Plaintiffs claim SunTrust Bank violated state usury laws
Atlanta, GAIn 2010, Jeff Bickerstaff Jr. filed a class action excessive overdraft fee lawsuit against SunTrust Bank, claiming that the $36 overdraft fees he paid when he overdrew his checking account violated Georgia state laws limiting interest charges. The Complaint claims that the fees amount to interest rates as high as 1,000 percent.
Much has happened since then. Bickerstaff, himself, has died. But SunTrust Bank v. Bickerstaff lives on because of the important principle it upholds – that plaintiffs have the right to join together in class action lawsuits and should not be forced to arbitrate disputes individually.
Was the arbitration clause unconscionable?
The basic facts are fairly straightforward. Bickerstaff opened a checking account with SunTrust Bank in 2009. At the time, he signed a statement in which he agreed to abide by the bank’s rules and regulations, as set out in a 40-page single-spaced booklet. Those rules required him to waive the right to bring a lawsuit against the bank, and committed him to individual arbitration. More specifically, he was required to give up his right to a trial by jury and his right to join with other plaintiffs in class action lawsuits.
Mandatory arbitration clauses are very common in banking agreements, employment agreements and a host of other contracts. People sign these contracts without reading them. The signature line is a gateway to other valuable relationships, so folks hope, hold back their reservations, take the plunge and say “Yes.”
But, when the relationship turns wrong, people who are forced into arbitration, especially over relatively small amounts of money, often find themselves at a serious disadvantage.
There have, consequently, been an increasing number of challenges to the enforceability of those agreements. The issue has been argued before the Supreme Court with very mixed results for the plaintiffs. The decisions generally uphold the enforceability of arbitration clauses, but clarity still seems a long way off. This is the context within which Bickerstaff takes place.
What is wrong with mandatory arbitration? Isn’t it better not to have to sue?
Even apart from the loss of jury trial and class action rights in the context of excessive overdraft fees, plaintiffs are often disadvantaged by mandatory arbitration in other ways:
• Individuals are often unaware they have agreed to mandatory arbitration as a condition for overdraft protection, a job offer or any number of other benefits;
• The company often has sole discretion over the selection of an arbitrator, and there may be no avenue to appeal a decision;
• Workers may not be able to sue for illegal discrimination, and consumers may not be able to pursue claims for negligence or defective products.

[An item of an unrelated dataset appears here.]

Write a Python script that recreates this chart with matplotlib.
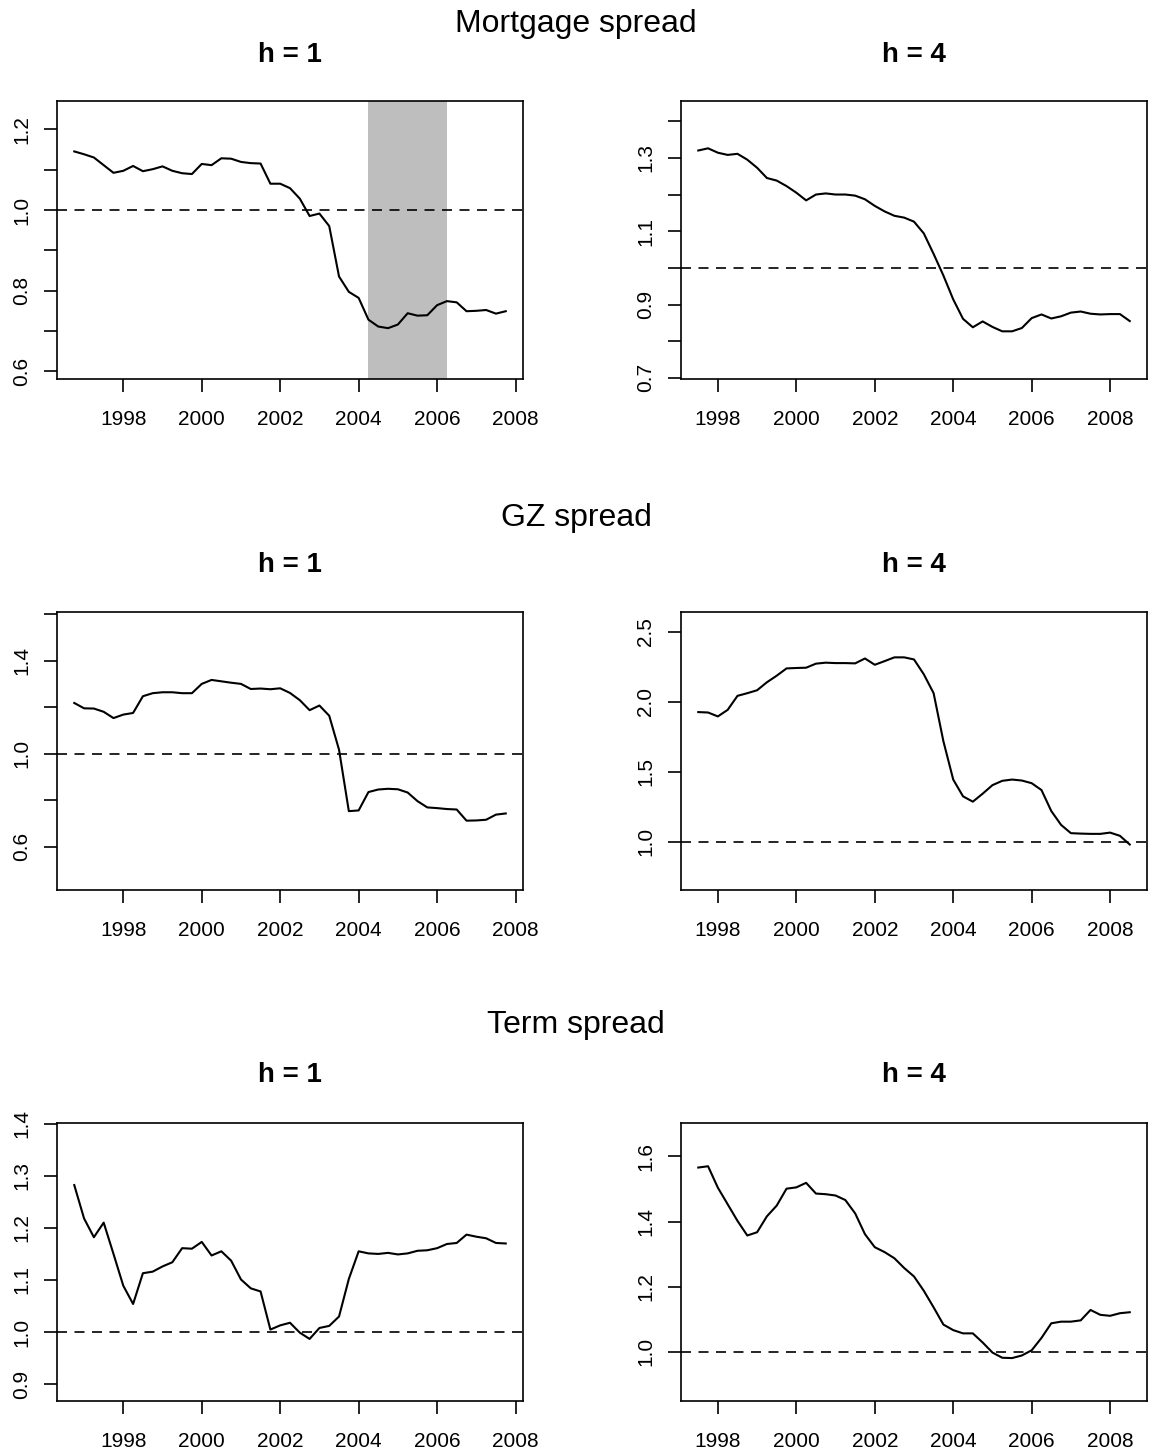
import matplotlib
matplotlib.use("Agg")
import matplotlib.pyplot as plt
import pandas as pd

plt.rcParams['font.family'] = ['Liberation Sans', 'DejaVu Sans']

# ---------------- data ----------------
start_h1 = "1996Q4"
start_h4 = "1997Q3"
n_quarters = 45

mort_h1 = [1.145, 1.138, 1.130, 1.111, 1.092, 1.097, 1.109, 1.096, 1.101, 1.108,
           1.097, 1.091, 1.089, 1.114, 1.111, 1.128, 1.127, 1.119, 1.116, 1.115,
           1.065, 1.065, 1.054, 1.028, 0.985, 0.991, 0.960, 0.835, 0.797, 0.782,
           0.728, 0.711, 0.707, 0.716, 0.744, 0.738, 0.739, 0.764, 0.774, 0.771,
           0.749, 0.750, 0.752, 0.743, 0.749]
mort_h4 = [1.320, 1.326, 1.314, 1.308, 1.311, 1.295, 1.273, 1.245, 1.238, 1.223,
           1.205, 1.184, 1.200, 1.203, 1.200, 1.200, 1.197, 1.187, 1.169, 1.154,
           1.142, 1.137, 1.126, 1.094, 1.038, 0.979, 0.914, 0.861, 0.838, 0.854,
           0.839, 0.827, 0.827, 0.836, 0.863, 0.873, 0.862, 0.868, 0.878, 0.881,
           0.875, 0.873, 0.874, 0.874, 0.855]
gz_h1 = [1.218, 1.195, 1.194, 1.180, 1.153, 1.168, 1.175, 1.247, 1.260, 1.264,
         1.264, 1.260, 1.260, 1.300, 1.317, 1.311, 1.305, 1.300, 1.278, 1.280,
         1.277, 1.281, 1.261, 1.230, 1.187, 1.207, 1.163, 1.017, 0.753, 0.756,
         0.835, 0.846, 0.849, 0.847, 0.833, 0.796, 0.769, 0.766, 0.762, 0.760,
         0.712, 0.713, 0.716, 0.738, 0.743]
gz_h4 = [1.927, 1.924, 1.896, 1.943, 2.043, 2.062, 2.083, 2.140, 2.187, 2.239,
         2.242, 2.244, 2.273, 2.280, 2.277, 2.277, 2.275, 2.310, 2.265, 2.291,
         2.318, 2.318, 2.303, 2.197, 2.062, 1.718, 1.445, 1.325, 1.287, 1.344,
         1.405, 1.436, 1.445, 1.438, 1.419, 1.370, 1.220, 1.121, 1.062, 1.059,
         1.057, 1.057, 1.066, 1.043, 0.981]
term_h1 = [1.282, 1.218, 1.182, 1.210, 1.150, 1.089, 1.054, 1.113, 1.116, 1.126,
           1.134, 1.161, 1.160, 1.173, 1.147, 1.155, 1.137, 1.101, 1.084, 1.078,
           1.005, 1.013, 1.018, 0.999, 0.987, 1.008, 1.012, 1.030, 1.102, 1.155,
           1.151, 1.150, 1.152, 1.149, 1.151, 1.156, 1.157, 1.161, 1.169, 1.171,
           1.187, 1.183, 1.180, 1.171, 1.170]
term_h4 = [1.566, 1.570, 1.504, 1.453, 1.402, 1.357, 1.367, 1.416, 1.449, 1.501,
           1.505, 1.519, 1.486, 1.484, 1.480, 1.466, 1.425, 1.361, 1.321, 1.306,
           1.287, 1.257, 1.231, 1.187, 1.136, 1.083, 1.066, 1.056, 1.056, 1.028,
           0.997, 0.981, 0.980, 0.988, 1.004, 1.042, 1.087, 1.092, 1.092, 1.096,
           1.128, 1.113, 1.110, 1.118, 1.121]

row_titles = ["Mortgage spread", "GZ spread", "Term spread"]
col_titles = ["h = 1", "h = 4"]
x_ticks = [1998, 2000, 2002, 2004, 2006, 2008]
shade_period = (2004.25, 2006.25)


def decimal_quarters(start, n):
    p = pd.period_range(start, periods=n, freq="Q")
    return (p.year + (p.quarter - 1) / 4.0).to_numpy()


t_h1 = decimal_quarters(start_h1, n_quarters)
t_h4 = decimal_quarters(start_h4, n_quarters)

panels = [
    # (series, time, ylim, yticks, ylabels shown, shade)
    (mort_h1, t_h1, (0.581, 1.270), [0.6, 0.7, 0.8, 0.9, 1.0, 1.1, 1.2], [0.6, 0.8, 1.0, 1.2], True),
    (mort_h4, t_h4, (0.697, 1.455), [0.7, 0.8, 0.9, 1.0, 1.1, 1.2, 1.3, 1.4], [0.7, 0.9, 1.1, 1.3], False),
    (gz_h1, t_h1, (0.414, 1.609), [0.6, 0.8, 1.0, 1.2, 1.4, 1.6], [0.6, 1.0, 1.4], False),
    (gz_h4, t_h4, (0.656, 2.642), [1.0, 1.5, 2.0, 2.5], [1.0, 1.5, 2.0, 2.5], False),
    (term_h1, t_h1, (0.868, 1.401), [0.9, 1.0, 1.1, 1.2, 1.3, 1.4], [0.9, 1.0, 1.1, 1.2, 1.3, 1.4], False),
    (term_h4, t_h4, (0.848, 1.703), [1.0, 1.2, 1.4, 1.6], [1.0, 1.2, 1.4, 1.6], False),
]

# ---------------- layout ----------------
W, H = 1152, 1456
fig = plt.figure(figsize=(W / 100, H / 100), dpi=100)

col_left = [57, 681]
box_w = 466
row_top = [101, 612, 1123]
box_h = 278

row_title_base = [32, 526, 1033]
col_title_base = [62, 572, 1082]

for k, (series, t, ylim, yticks, ylab_shown, shade) in enumerate(panels):
    r, c = divmod(k, 2)
    l = col_left[c]
    top = row_top[r]
    ax = fig.add_axes([l / W, (H - top - box_h) / H, box_w / W, box_h / H])
    pad = 0.04 * (t[-1] - t[0])
    ax.set_xlim(t[0] - pad, t[-1] + pad)
    ax.set_ylim(*ylim)
    if shade:
        ax.axvspan(shade_period[0], shade_period[1], color="#BEBEBE", lw=0, zorder=1)
    ax.axhline(1.0, color="black", lw=1.2, ls=(0, (6.0, 4.5)), zorder=2)
    ax.plot(t, series, color="black", lw=1.5, zorder=3)

    ax.set_xticks(x_ticks)
    ax.set_xticklabels([str(v) for v in x_ticks])
    ax.set_yticks(yticks)
    ax.set_yticklabels([f"{v:.1f}" if any(abs(v - s) < 1e-9 for s in ylab_shown) else "" for v in yticks])
    ax.tick_params(axis="both", direction="out", length=9.5, width=1.2, labelsize=15, color="black")
    ax.tick_params(axis="x", pad=12.5)
    ax.tick_params(axis="y", pad=9, labelrotation=90)
    for lbl in ax.get_yticklabels():
        lbl.set_va("center")
    for sp in ax.spines.values():
        sp.set_linewidth(1.2)
        sp.set_color("black")

    ax.set_facecolor("white")
    fig.text((l + box_w / 2) / W, 1 - col_title_base[r] / H, col_titles[c],
             ha="center", va="baseline", fontsize=20, fontweight="bold")

for r in range(3):
    fig.text(0.5, 1 - row_title_base[r] / H, row_titles[r], ha="center", va="baseline", fontsize=23)

fig.savefig("out.png", dpi=100, facecolor="white")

SunTrust amends the agreement
After Bickerstaff filed his lawsuit, the bank amended its rules and regulations to permit customers to opt out of the arbitration requirement on written notice to the bank. That would seem to permit individual lawsuits, but it does not speak to the issue of class action lawsuits brought by one individual as the representative of a larger group. It is reasonable to assume that not every member of a large group of plaintiffs would have opted out of an arbitration agreement.

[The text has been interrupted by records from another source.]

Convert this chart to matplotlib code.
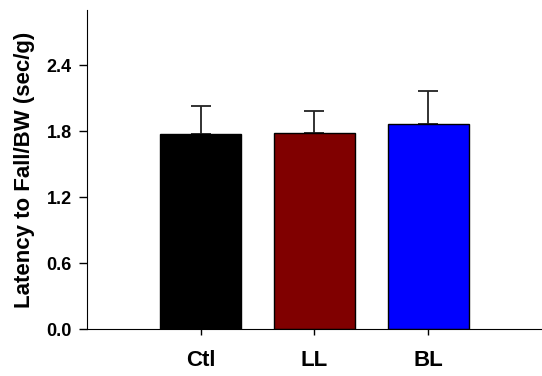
import matplotlib as mpl
mpl.use('Agg')
import matplotlib.pyplot as plt
import numpy as np

plt.rcParams['font.family'] = ['Liberation Sans', 'DejaVu Sans']
plt.rcParams['font.weight'] = 'bold'

groups = ['Ctl', 'LL', 'BL']
means = [1.775, 1.78, 1.864]
errors = [0.255, 0.205, 0.30]
colors = ['#000000', '#800000', '#0000ff']
yticks = [0.0, 0.6, 1.2, 1.8, 2.4]

fig = plt.figure(figsize=(5.42, 3.76), dpi=100)
ax = fig.add_axes([0.1605, 0.125, 0.8395, 0.848])

x = np.arange(len(groups))
ax.bar(x, means, width=0.71, color=colors, edgecolor='black', linewidth=1.0, zorder=2)
ax.errorbar(x, means, yerr=[np.zeros(len(errors)), errors], fmt='none',
            ecolor='#222222', elinewidth=1.3, capsize=7, capthick=1.3, zorder=1)

ax.set_xlim(-1.0, 3.0)
ax.set_ylim(0, 2.9)
ax.set_xticks(x)
ax.set_xticklabels(groups, fontsize=16, fontweight='bold')
ax.set_yticks(yticks)
ax.set_yticklabels(['%.1f' % v for v in yticks], fontsize=13, fontweight='bold')
ax.tick_params(axis='y', direction='out', length=6, width=1, pad=5)
ax.tick_params(axis='x', direction='out', length=4, width=1, pad=11)
ax.spines['top'].set_visible(False)
ax.spines['right'].set_visible(False)
ax.set_ylabel('Latency to Fall/BW (sec/g)', fontsize=16, fontweight='bold', labelpad=8)

plt.savefig('out.png', dpi=100)
plt.close()
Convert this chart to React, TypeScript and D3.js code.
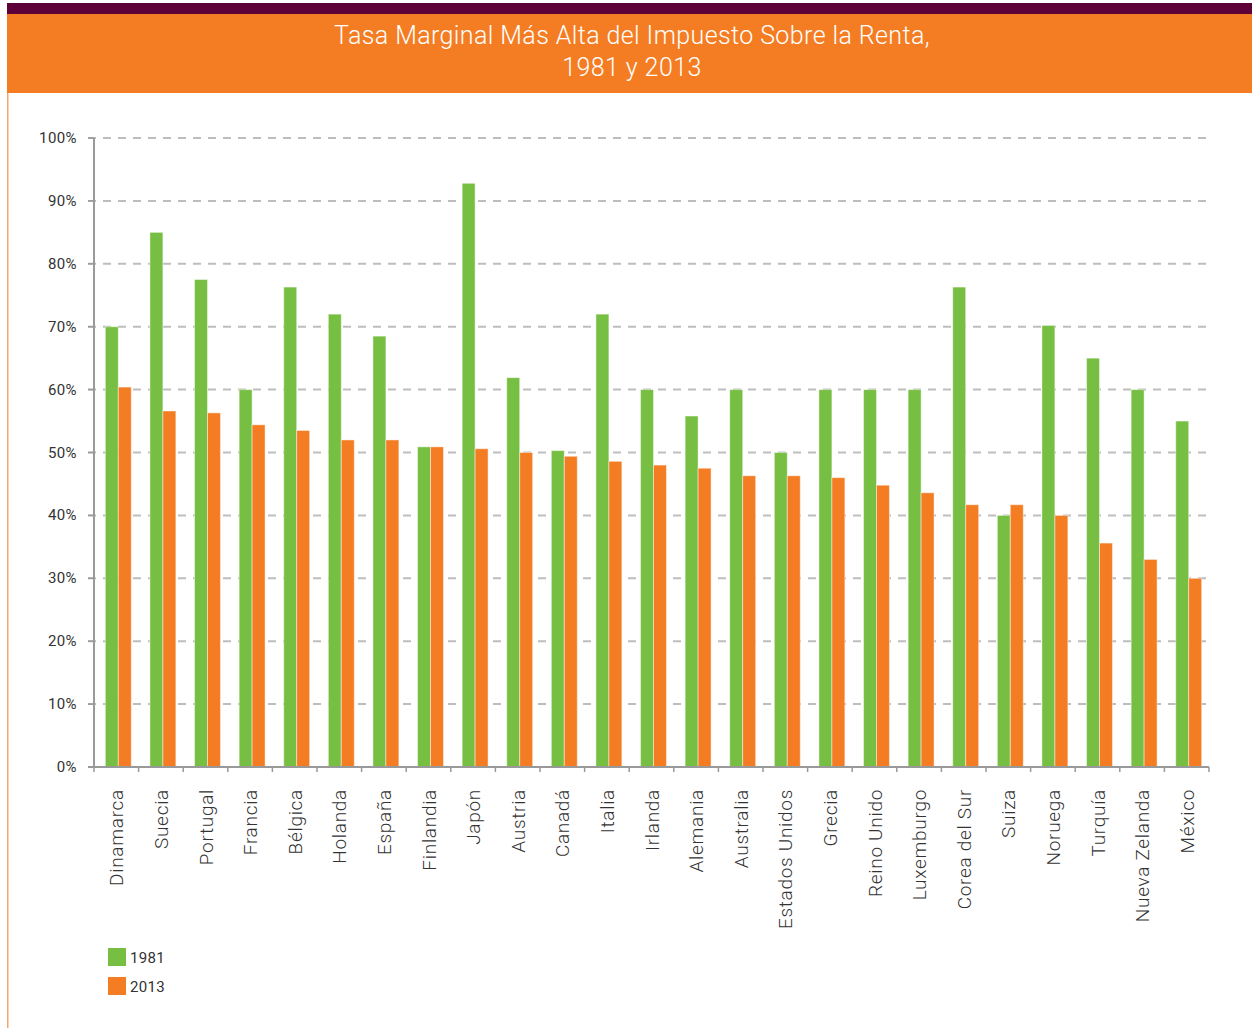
import React from "react";
import * as d3 from "d3";

const countries = ["Dinamarca","Suecia","Portugal","Francia","Bélgica","Holanda","España","Finlandia","Japón","Austria","Canadá","Italia","Irlanda","Alemania","Australia","Estados Unidos","Grecia","Reino Unido","Luxemburgo","Corea del Sur","Suiza","Noruega","Turquía","Nueva Zelanda","México"];
const values1981 = [70,85,77.5,60,76.3,72,68.5,50.9,92.8,61.9,50.3,72,60,55.8,60,50,60,60,60,76.3,40,70.2,65,60,55];
const values2013 = [60.4,56.6,56.3,54.4,53.5,52,52,50.9,50.6,50,49.4,48.6,48,47.5,46.3,46.3,46,44.8,43.6,41.7,41.7,40,35.6,33,30];
const yTicks = [0,10,20,30,40,50,60,70,80,90,100];
const seriesNames = ["1981","2013"];
const colors = ["#77bf43","#f47d23"];

export default function App() {
  const W = 1252, H = 1028;
  const left = 94, right = 1209, top = 138, bottom = 767;
  const x = d3.scaleBand<string>().domain(countries).range([left, right]).paddingInner(0).paddingOuter(0);
  const y = d3.scaleLinear().domain([0, 100]).range([bottom, top]);
  const inner = d3.scaleBand<string>().domain(seriesNames).range([2, x.bandwidth() + 2]).paddingInner(0).paddingOuter(0.72);
  const font = "Roboto, sans-serif";
  const data = [values1981, values2013];
  return (
    <svg width={W} height={H} style={{ position: "absolute", left: 0, top: 0 }} fontFamily={font}>
      <rect x={0} y={0} width={W} height={H} fill="#fff" />
      <rect x={7} y={3} width={W - 7} height={11} fill="#5e0038" />
      <rect x={7} y={14} width={W - 7} height={79} fill="#f47d23" />
      <rect x={7} y={93} width={1.5} height={H - 93} fill="#f6a56c" />
      <text x={632} y={44} textAnchor="middle" fill="#fff" fontSize={25} fontWeight={300} letterSpacing={0.4}>Tasa Marginal Más Alta del Impuesto Sobre la Renta,</text>
      <text x={632} y={76} textAnchor="middle" fill="#fff" fontSize={25} fontWeight={300} letterSpacing={0.4}>1981 y 2013</text>
      {yTicks.map(t => (
        <g key={t}>
          {t > 0 && <line x1={88} x2={right} y1={y(t)} y2={y(t)} stroke="#bdbdbd" strokeWidth={2} strokeDasharray="8,7" />}
          <line x1={88} x2={left} y1={y(t)} y2={y(t)} stroke="#999" strokeWidth={1.5} />
          <text x={77} y={y(t) + 5} textAnchor="end" fontSize={15} letterSpacing={0.4} fill="#333">{t}%</text>
        </g>
      ))}
      {countries.map((c, i) => (
        <g key={c}>
          {data.map((vals, s) => (
            <rect key={s} x={(x(c) as number) + (inner(seriesNames[s]) as number)} y={y(vals[i])}
              width={inner.bandwidth()} height={bottom - y(vals[i])} fill={colors[s]} stroke="rgba(255,255,255,0.45)" strokeWidth={1} />
          ))}
        </g>
      ))}
      <line x1={left} x2={left} y1={top} y2={bottom} stroke="#999" strokeWidth={2} />
      <line x1={88} x2={right} y1={bottom} y2={bottom} stroke="#999" strokeWidth={2} />
      {countries.concat(["end"]).map((c, i) => {
        const xx = left + i * x.step();
        return <line key={i} x1={xx} x2={xx} y1={bottom} y2={bottom + 5} stroke="#999" strokeWidth={1.5} />;
      })}
      {countries.map(c => {
        const cx = (x(c) as number) + x.bandwidth() / 2;
        return (
          <text key={c} transform={`translate(${cx + 7},${bottom + 22}) rotate(-90)`} textAnchor="end" fontSize={19} letterSpacing={0.7} fill="#333" fontWeight={300}>{c}</text>
        );
      })}
      {seriesNames.map((s, i) => (
        <g key={s}>
          <rect x={108} y={948 + i * 29} width={18} height={18} fill={colors[i]} />
          <text x={130} y={963 + i * 29} fontSize={15} letterSpacing={0.3} fill="#333">{s}</text>
        </g>
      ))}
    </svg>
  );
}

The Georgia Court of Appeals decision takes that next step. Its decision permits Bickerstaff’s personal representative, who is now pursuing the lawsuit, to act on behalf of a group of checking account customers numbering as many as 400,000. The lawsuit could ultimately expose SunTrust to hundreds of millions of dollars in liability.
Why usury laws?
The other unusual aspect of this lawsuit has to do with the statute under which it is brought. Most of the recent excessive overdraft fee lawsuits claim that a bank or credit union’s practices run afoul of the disclosure requirements of the federal Dodd-Frank Wall Street Reform and Consumer Protection Act. Bickerstaff , on the other hand, relies on a Georgia state law that limits the interest rate that may be charged on loans.

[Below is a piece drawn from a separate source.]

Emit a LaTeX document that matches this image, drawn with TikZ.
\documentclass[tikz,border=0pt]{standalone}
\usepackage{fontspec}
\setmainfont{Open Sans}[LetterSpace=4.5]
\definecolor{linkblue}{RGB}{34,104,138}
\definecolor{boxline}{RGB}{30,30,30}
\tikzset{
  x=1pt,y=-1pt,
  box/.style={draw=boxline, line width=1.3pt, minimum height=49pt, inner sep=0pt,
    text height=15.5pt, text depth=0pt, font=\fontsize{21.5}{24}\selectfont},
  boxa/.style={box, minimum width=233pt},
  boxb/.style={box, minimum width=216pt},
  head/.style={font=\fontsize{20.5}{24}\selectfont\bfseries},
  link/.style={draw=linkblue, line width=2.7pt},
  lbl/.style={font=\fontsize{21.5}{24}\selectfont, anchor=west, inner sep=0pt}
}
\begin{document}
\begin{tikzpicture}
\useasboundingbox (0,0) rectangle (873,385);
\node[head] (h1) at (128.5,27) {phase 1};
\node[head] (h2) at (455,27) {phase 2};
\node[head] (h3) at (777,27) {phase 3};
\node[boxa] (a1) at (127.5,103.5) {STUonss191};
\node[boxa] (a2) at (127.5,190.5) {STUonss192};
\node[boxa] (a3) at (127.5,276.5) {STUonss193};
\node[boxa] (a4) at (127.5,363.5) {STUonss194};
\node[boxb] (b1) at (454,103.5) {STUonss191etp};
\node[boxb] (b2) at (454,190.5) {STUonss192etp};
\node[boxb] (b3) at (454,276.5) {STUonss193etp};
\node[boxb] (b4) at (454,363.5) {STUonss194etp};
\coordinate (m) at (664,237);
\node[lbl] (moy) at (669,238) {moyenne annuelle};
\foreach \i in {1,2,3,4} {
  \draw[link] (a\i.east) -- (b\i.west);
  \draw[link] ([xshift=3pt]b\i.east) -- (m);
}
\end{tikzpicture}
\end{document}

The argument requires some reasoning by analogy. If, hypothetically, an overdraft that a bank pays is like a short-term loan, then an overdraft of only a few dollars that generates a fee of $36 could easily exceed the seven percent per annum simple interest limit set by Georgia law.
Why is this approach to excessive overdraft fee lawsuits not more common? The answer lies in the limitations of state usury laws. Many nationwide banks use the laws of the state in which they are incorporated. Delaware, for example, has very relaxed usury laws. The Supreme Court has also curtailed the application of state usury laws to credit card companies. In many states, auto loans, as retail installment sales contracts, are similarly exempt or nearly exempt from legal limits. Bickerstaff appears to be the exception rather than the rule when it comes to the usefulness of state usury laws in excessive overdraft fee lawsuits.
SunTrust Bank has a lot of money at stake in this lawsuit, so the litigation can be expected to continue through further appeals. But it is an important case for checking account customers and other consumers, as well. Access to the court system through class action lawsuits is often their most important protection against predatory practices.